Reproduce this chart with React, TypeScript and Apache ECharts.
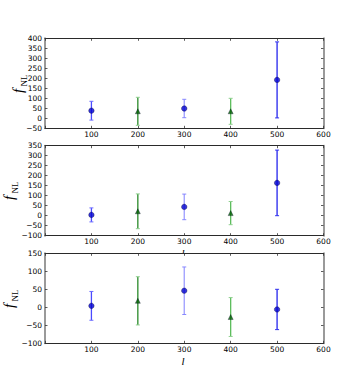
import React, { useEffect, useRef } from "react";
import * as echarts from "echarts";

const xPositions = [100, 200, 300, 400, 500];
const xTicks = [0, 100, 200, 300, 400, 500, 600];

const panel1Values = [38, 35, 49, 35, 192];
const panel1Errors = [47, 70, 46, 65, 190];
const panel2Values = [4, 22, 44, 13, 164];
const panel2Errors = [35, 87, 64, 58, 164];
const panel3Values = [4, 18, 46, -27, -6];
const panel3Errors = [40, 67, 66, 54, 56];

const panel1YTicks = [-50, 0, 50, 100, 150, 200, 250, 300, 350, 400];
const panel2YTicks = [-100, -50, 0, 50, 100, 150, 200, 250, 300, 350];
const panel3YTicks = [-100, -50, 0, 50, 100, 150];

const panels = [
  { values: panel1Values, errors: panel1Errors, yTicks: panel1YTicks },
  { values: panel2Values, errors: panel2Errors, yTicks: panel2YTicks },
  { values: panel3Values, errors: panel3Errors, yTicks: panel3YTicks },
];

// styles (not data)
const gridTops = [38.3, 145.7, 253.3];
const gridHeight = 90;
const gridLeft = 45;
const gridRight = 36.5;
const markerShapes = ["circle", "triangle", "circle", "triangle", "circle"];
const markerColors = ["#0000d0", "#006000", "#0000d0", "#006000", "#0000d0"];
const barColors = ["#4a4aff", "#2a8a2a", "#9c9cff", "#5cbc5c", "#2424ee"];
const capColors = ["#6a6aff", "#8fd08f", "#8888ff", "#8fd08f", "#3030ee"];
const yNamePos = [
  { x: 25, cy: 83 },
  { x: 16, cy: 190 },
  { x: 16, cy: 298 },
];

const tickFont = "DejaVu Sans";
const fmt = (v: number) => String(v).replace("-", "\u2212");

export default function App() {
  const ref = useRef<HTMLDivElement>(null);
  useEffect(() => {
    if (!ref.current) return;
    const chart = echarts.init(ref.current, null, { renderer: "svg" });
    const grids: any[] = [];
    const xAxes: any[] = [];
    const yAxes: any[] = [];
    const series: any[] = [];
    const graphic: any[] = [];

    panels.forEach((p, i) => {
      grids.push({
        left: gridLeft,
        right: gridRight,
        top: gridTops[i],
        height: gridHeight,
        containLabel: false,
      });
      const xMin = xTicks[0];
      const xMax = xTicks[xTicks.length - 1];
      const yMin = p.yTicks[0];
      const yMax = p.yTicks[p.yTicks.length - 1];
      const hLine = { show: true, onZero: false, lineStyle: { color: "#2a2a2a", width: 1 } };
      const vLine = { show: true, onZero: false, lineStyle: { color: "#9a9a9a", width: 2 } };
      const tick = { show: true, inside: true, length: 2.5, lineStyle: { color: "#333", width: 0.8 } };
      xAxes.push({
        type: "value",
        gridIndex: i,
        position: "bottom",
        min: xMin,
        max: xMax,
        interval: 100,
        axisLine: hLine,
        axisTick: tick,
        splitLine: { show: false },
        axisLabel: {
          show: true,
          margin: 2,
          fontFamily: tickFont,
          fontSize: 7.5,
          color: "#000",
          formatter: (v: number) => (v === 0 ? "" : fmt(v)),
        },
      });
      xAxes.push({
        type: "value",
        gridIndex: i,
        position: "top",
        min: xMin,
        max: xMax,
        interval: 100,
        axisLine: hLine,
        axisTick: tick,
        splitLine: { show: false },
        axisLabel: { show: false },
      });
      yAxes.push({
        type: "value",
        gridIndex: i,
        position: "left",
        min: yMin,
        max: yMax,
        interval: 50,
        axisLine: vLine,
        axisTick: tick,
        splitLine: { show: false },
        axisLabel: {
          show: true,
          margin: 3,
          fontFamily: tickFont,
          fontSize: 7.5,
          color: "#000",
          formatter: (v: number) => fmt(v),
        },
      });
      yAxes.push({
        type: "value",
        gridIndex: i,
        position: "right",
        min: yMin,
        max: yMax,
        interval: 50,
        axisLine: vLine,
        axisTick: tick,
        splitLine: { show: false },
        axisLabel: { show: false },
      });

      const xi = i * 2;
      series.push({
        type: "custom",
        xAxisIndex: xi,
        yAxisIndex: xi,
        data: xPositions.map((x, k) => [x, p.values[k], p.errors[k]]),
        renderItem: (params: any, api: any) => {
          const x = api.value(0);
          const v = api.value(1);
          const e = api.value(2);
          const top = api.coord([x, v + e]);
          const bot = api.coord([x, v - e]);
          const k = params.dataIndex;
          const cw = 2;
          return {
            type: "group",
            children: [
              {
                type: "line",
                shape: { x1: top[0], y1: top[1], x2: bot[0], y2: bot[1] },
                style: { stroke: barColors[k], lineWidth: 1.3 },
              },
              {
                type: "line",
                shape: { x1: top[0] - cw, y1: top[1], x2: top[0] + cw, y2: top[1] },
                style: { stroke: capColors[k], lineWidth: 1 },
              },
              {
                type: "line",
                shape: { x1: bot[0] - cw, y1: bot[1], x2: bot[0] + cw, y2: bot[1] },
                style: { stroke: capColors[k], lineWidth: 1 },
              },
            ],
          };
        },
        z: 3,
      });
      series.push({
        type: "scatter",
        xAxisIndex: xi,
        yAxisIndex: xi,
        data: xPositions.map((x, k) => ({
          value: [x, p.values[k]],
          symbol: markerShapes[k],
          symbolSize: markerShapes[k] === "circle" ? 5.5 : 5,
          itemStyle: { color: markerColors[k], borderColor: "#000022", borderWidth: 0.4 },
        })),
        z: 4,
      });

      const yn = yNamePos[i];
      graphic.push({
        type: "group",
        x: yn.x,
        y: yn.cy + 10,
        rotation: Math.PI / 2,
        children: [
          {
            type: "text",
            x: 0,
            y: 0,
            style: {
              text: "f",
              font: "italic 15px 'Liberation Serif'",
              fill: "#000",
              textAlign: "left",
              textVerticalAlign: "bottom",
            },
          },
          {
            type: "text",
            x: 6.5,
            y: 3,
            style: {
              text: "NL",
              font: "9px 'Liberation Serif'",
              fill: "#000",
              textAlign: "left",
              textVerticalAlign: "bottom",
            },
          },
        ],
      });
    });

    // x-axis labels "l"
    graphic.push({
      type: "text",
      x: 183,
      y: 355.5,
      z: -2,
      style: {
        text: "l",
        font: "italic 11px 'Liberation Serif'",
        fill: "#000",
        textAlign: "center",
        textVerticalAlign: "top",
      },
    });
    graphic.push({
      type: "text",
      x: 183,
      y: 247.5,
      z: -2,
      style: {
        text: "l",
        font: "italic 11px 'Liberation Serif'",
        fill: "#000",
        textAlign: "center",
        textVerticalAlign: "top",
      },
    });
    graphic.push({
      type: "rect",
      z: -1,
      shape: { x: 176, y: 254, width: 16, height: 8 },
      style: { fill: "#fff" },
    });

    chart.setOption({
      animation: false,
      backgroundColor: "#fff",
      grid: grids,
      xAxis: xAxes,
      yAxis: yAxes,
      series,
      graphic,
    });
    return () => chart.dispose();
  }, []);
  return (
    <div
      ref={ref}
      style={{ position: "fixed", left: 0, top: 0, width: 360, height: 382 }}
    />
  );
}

__________________________________________________

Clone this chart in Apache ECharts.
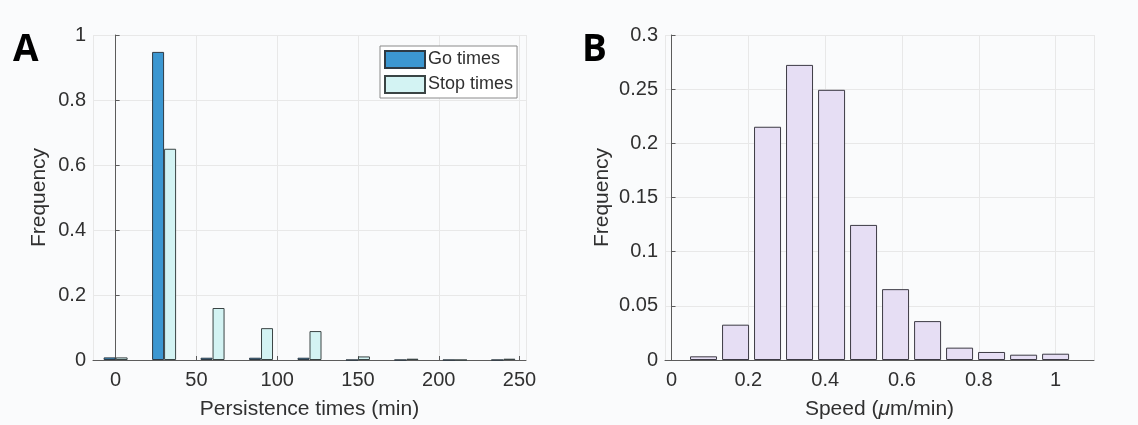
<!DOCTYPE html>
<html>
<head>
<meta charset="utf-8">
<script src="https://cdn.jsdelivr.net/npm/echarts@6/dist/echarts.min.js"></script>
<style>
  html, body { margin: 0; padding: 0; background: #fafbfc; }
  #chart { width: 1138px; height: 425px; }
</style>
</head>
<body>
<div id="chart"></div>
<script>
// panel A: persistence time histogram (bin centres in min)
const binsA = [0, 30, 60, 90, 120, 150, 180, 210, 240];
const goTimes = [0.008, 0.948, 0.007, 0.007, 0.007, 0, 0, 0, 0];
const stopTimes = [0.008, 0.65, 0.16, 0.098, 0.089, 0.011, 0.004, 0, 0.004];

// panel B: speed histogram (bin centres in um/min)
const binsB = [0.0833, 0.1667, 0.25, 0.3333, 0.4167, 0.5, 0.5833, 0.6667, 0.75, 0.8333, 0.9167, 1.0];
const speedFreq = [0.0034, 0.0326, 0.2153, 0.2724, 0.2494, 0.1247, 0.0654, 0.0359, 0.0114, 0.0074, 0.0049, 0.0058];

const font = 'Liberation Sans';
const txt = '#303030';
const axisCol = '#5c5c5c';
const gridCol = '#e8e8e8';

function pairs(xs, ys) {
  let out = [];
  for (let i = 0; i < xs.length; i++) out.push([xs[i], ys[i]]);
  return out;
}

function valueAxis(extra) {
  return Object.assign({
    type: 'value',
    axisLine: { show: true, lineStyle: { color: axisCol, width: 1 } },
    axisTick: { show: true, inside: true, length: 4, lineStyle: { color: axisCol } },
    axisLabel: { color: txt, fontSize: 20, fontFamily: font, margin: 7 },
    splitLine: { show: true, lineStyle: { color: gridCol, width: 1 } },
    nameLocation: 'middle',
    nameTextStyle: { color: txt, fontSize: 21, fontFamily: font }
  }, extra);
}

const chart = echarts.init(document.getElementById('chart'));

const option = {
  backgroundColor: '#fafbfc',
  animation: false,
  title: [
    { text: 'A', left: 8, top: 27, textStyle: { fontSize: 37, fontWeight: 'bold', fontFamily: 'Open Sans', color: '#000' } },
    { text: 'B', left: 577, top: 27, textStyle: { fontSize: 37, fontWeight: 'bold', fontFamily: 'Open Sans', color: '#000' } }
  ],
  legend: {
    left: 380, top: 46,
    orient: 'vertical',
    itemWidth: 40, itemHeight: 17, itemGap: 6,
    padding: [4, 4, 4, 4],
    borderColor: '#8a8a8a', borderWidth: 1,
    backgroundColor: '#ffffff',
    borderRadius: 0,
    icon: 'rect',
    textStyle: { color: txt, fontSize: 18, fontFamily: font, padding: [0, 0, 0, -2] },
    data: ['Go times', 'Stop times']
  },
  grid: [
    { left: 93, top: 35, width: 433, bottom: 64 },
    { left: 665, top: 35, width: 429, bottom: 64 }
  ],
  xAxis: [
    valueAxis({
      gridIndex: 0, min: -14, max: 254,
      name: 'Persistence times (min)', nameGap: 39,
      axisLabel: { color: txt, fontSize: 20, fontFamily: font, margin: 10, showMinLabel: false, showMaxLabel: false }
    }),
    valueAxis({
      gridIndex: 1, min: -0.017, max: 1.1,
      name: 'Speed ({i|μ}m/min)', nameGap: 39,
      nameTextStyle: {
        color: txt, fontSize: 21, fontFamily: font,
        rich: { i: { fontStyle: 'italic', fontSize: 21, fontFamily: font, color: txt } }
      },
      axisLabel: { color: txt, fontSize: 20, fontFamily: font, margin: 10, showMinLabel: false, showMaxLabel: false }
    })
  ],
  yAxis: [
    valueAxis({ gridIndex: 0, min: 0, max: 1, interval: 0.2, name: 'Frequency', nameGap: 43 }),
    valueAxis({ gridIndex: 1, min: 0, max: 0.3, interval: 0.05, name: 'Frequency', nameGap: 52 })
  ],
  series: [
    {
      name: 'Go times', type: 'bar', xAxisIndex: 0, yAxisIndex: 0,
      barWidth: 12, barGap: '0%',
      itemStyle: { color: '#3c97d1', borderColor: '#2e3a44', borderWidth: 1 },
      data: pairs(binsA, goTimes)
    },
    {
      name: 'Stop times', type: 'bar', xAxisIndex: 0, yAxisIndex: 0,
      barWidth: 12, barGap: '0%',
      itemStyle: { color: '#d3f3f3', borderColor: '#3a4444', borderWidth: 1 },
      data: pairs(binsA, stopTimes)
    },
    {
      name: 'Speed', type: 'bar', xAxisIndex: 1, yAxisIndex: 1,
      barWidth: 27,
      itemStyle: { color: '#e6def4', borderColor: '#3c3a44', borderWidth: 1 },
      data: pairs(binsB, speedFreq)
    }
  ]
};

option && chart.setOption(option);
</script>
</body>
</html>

__________________________________________________

* Problem to work on
How many lines in the listing above contain the string "this"? Answer with the number only.

* Answer to the problem
2